All of the staff and volunteers working here went from being complete strangers to being my family in the blink of an eye. I’ve never been surrounded by so much love, laughter, and genuine happiness as was here in Genova.
It didn’t just feel like home – it became my home.
As you can probably imagine, the day I had to leave this place was a dreaded one.
But no one at home could possibly understand.
I cannot count on all of my fingers and toes the number of times I was asked this question – or some variation of it – while I was abroad. My friends asking when I was going to come back and get a “real job” again; my mum asking how much longer it would be until I came home, met a nice Canadian boy, and settled down.
Because exploring a new country every other week, sacrificing a large paycheck from a job you hate for a simpler lifestyle, living and working somewhere that makes you fall in love with life every day, again and again – that’s not a normal life, right?
But what is a normal life?
I don’t know about you, but where I grew up, a normal life is going to university straight after high school. It’s finding a stable job after you graduate. It’s meeting someone nice, buying a house, getting a dog, having some kids, going camping for the long weekend, and doing the same thing year in and year out until it’s time to retire.
A normal life is comfort, stability, familiarity…
It’s not a bad life. Heck, this is the life many people dream of.

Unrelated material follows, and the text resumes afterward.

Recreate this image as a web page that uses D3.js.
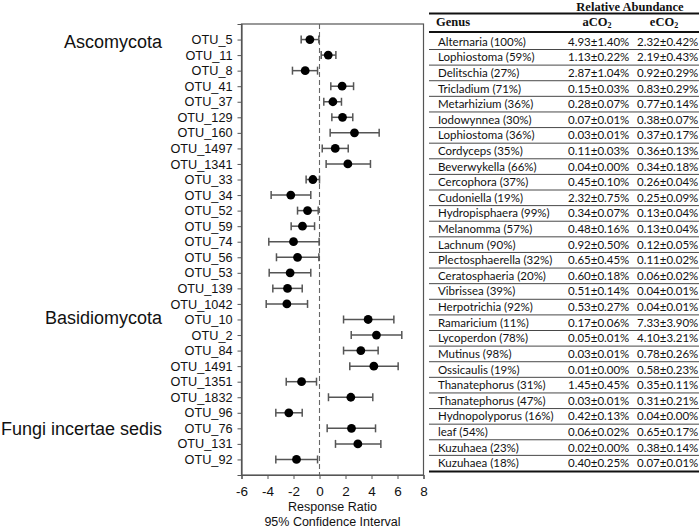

No I did not take this life for granted – I know how lucky I am to have been born into a life that affords me these opportunities and these options. But that doesn’t mean I can’t want something different.
But what did I want?
I wanted to accidentally join a poetry reading in an iconic bookshop overlooking the Seine; I wanted to dance to the music of local bands at a traditional Hogmanay festival in the Highlands; I wanted to road trip the Algarve in an old VW Kombi, waking up on a new beach every morning; I wanted to learn a new language and build new relationships and I wanted to figure out who I was.
And I did.
I did all of that, and more – and that was only my beginning.
This is my new normal.
And I can’t wait for where my next chapter takes me.